Coin-operated stamp machines have been removed from the lobbies of Valley post offices, replaced at many locations with automated postal centers that can dispense stamps if you have a credit or debit card.
The new kiosks also weigh letters or packages and provide postage stickers.
The change is part of a national program to junk the old stamp machines, which could accept coins or bills and dispense even one or two stamps, said Peter Haas, spokesman for the U.S. Postal Service’s Arizona district.
The stand-alone vending machines offered a dozen combination of stamps and could return $1 Susan B. Anthony coins in change.
“The equipment is obsolete, and that makes it difficult and impossible to repair,” he said. “The machines are aging, and the parts are just not available.”
Some machines also got too little use to keep and maintain, he said.
The Postal Service has shifted stamp sales to supermarket customer counters, banks, convenience stores and drugstores as well as numerous retail outlets that have been designated “contract postal units.”
Clerks perform all postal functions at the locations, except collect on delivery. The U.S. Postal Service contracts with businesses and pays them for providing the service, Haas said.
When Tempe’s main station removed its stamp machines last month, nearby Doc Watson’s Nutrition Center, 1804 E. Southern Ave., Tempe., noticed a modest increase in people coming to buy stamps, said Larry Payne, the postal clerk at the shop.
“It’s added convenience for customers,” Payne said. “It makes it a lot more convenient for people in the neighborhoods, and for local businesses that might be in a real hurry. Normally, there is no big line, so it is fairly quick.”

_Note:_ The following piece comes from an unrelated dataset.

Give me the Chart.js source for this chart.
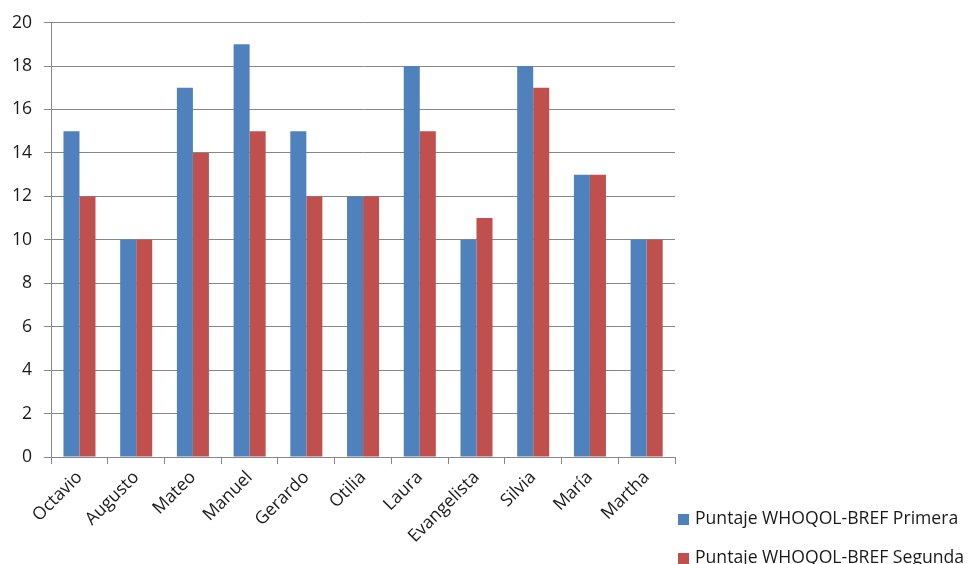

But many of the retail outlets keep shorter postal hours, typically 10 a.m. to 5 p.m., than the post office’s regular counter hours. Many are closed on Sunday.
Patrons who walk into the Dobson Post Office, 2415 W. Broadway Road in Mesa, discover a bare lobby, except for mail slots and a stack of cards with instructions to customers of where they can get full retail services elsewhere, including most supermarkets, many banks and sites like the Mesa Community College bookstore.
Until recently, it had a kiosk for self-service mailing, but that is gone. Haas said its removal is likely because it generated too little trade.
Automated postal centers have been installed in all but one of Scottsdale’s post offices, Haas said, making self-service mailing and stamp-buying possible around the clock, using a debit or credit card.
At Tempe’s main post office, 233 E. Southern Ave., a sign on the door informs customers of three retail outlets offering neighborhood postal service, but one of them, Sunflower Florist, closed its doors several months ago.
Haas said the public has learned fast that they can buy stamps in a lot of places, including ordering them online or by phone and having them mailed to their homes: www.usps.com or (800) 782-6724.
“It’s probably easier than ever to find a place to purchase stamps,” he said.